Quanto ao comentário feito pelo Mangue nao creio que a dificuldade esteja na falta de espaco para expôr as ideias. Está, talvez, na linguagem, que constitui um verdadeiro desafio para mim. Nunca tenho a certeza se o percebi bem. O seu argumento parece-me algo circular. Diz que para a corrupcao ser reconhecida como tal é necessário que haja um corrupto e um corruptor. A pergunta mantém-se: o que é a corrupcao? O que é um corruptor? O que é um corrupto? Parece-me pressupor justamente o que precisa ainda de ser explicado. O segundo critério nao me parece substancial, e o terceiro envereda, outra vez, pela circularidade: a corrupcao é aquilo que é produzido pela corrupcao!
Acho a imagem do câncro bastante interessante e gostaria de convidar o Mangue a explorar isto ainda mais. Se, como diz, a corrupcao é o tumor - e eu concordo - entao é preciso identificar o câncro. O câncro, o nosso problema, é o auxílio ao desenvolvimento, a dependência, os que nos querem desenvolver. O discurso anti-corrupcao mantém-nos captivos desse câncro.

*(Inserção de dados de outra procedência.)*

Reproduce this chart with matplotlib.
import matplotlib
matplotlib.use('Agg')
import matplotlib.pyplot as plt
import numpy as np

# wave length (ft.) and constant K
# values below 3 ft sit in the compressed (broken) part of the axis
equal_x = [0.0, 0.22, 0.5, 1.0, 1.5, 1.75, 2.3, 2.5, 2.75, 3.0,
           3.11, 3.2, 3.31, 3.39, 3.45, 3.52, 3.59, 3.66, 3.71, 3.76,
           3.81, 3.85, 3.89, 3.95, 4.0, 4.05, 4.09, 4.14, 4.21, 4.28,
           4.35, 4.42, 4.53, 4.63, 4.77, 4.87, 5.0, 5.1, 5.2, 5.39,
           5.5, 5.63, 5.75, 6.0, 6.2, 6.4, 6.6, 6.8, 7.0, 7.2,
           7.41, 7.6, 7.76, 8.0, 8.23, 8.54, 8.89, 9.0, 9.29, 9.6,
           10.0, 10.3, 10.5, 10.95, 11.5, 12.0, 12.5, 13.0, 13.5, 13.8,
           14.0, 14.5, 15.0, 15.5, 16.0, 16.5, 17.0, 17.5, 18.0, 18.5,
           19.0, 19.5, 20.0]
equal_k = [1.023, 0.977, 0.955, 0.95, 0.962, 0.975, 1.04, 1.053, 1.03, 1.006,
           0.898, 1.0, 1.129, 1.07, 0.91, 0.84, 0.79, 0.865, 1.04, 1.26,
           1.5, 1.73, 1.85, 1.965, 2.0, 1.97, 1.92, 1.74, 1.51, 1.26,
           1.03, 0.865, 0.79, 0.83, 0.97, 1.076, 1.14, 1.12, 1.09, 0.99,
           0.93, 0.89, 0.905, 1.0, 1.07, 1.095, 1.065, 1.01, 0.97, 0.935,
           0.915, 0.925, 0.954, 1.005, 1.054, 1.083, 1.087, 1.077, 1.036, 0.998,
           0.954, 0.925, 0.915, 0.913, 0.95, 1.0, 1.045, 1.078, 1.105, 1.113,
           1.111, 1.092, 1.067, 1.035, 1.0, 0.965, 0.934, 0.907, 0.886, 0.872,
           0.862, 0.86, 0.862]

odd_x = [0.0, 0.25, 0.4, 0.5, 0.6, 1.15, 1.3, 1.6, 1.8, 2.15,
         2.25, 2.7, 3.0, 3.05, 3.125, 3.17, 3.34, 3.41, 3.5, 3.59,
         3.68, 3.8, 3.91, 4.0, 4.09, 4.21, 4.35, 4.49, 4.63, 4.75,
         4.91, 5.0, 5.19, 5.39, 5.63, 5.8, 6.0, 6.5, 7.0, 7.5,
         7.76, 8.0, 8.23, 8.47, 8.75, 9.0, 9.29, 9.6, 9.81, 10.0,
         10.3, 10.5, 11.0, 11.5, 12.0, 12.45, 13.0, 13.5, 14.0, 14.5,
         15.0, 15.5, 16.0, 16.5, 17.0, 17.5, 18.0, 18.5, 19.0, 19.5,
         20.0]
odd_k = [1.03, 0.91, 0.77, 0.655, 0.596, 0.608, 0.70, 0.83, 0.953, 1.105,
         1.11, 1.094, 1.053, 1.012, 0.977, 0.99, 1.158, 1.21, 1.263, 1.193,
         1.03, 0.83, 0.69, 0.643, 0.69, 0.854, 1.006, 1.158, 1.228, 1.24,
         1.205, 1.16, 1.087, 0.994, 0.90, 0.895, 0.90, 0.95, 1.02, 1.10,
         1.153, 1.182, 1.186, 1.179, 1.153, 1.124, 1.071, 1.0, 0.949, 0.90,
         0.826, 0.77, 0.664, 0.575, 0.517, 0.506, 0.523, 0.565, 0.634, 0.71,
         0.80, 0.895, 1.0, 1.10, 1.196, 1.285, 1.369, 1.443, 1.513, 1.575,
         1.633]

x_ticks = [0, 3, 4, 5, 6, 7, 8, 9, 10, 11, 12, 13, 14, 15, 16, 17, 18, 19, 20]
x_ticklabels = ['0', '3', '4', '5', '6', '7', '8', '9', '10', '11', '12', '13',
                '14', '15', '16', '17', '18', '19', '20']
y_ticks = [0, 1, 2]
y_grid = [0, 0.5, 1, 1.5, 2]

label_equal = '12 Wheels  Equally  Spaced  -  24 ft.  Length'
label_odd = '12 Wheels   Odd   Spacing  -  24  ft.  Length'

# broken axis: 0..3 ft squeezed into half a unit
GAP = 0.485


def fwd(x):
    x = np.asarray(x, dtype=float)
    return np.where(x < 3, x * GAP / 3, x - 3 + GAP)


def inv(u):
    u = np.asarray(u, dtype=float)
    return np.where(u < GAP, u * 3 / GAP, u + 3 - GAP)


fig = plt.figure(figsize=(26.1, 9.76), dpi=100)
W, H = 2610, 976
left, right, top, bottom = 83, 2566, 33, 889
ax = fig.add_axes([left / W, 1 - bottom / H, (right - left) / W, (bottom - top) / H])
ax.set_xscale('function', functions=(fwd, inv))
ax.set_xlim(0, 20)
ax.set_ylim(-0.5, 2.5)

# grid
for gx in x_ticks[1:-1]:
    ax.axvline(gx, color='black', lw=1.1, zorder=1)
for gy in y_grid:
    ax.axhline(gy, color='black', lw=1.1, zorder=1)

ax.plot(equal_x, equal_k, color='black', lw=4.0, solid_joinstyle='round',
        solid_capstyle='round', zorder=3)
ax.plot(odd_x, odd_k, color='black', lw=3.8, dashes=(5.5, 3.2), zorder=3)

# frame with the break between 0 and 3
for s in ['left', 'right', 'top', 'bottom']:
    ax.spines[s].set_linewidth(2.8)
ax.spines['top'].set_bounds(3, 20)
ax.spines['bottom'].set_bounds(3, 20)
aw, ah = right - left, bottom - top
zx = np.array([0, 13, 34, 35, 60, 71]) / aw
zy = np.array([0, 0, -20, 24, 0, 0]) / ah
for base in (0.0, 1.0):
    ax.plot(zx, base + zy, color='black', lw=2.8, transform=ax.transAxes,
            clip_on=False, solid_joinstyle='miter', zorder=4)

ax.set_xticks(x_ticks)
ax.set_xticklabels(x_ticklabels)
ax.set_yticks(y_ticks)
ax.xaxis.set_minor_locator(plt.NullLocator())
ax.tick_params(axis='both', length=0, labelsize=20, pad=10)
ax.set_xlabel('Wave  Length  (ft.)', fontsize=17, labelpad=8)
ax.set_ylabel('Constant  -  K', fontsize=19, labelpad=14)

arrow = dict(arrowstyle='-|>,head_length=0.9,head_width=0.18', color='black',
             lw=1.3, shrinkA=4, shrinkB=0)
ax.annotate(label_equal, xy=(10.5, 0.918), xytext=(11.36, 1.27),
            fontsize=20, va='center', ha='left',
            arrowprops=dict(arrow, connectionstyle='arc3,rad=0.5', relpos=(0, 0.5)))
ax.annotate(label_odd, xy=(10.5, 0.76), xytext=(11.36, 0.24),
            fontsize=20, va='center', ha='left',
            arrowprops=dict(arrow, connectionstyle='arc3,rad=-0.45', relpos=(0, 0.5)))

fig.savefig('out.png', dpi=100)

A nossa resposta a este problema deve consistir em reflectir sobre as formas de tornar o nosso espaco político mais crítico, mais construtivo e mais nacional. Precisamos, já disse, de mais cultura de responsabilidade. O "desenvolvimento", atrevo-me a dizer, nao nos vai desenvolver...

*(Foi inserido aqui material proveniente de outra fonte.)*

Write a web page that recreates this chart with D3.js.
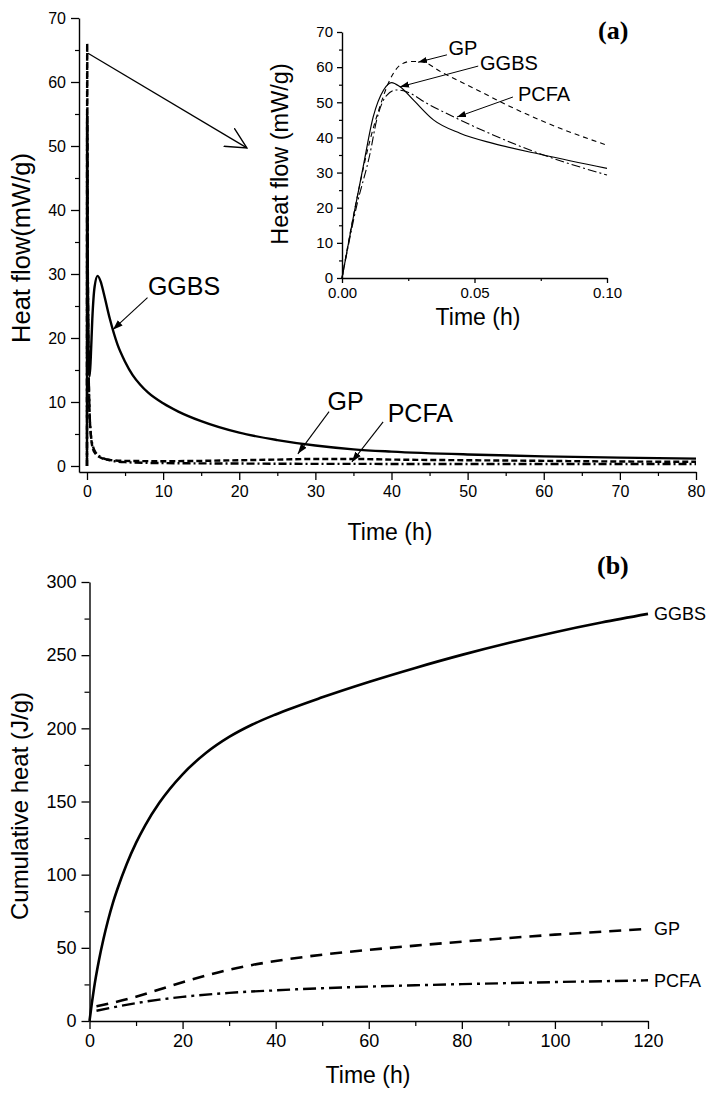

By Elísio Macamo, at 12:13 PM
Acréscimo: distingo o câncro dos tumores que surgem na sua sequência e como resultado do tal crescimento celular.
By Elísio Macamo, at 12:17 PM
Não me parece que se possa dissociar a questão do «auxílio ao desenvolvimento», da corrupção e do neoliberalismo, assim como da questão da colinialidade do poder. Em todo o caso, apenas queria dizer que já chega de chavões... !!!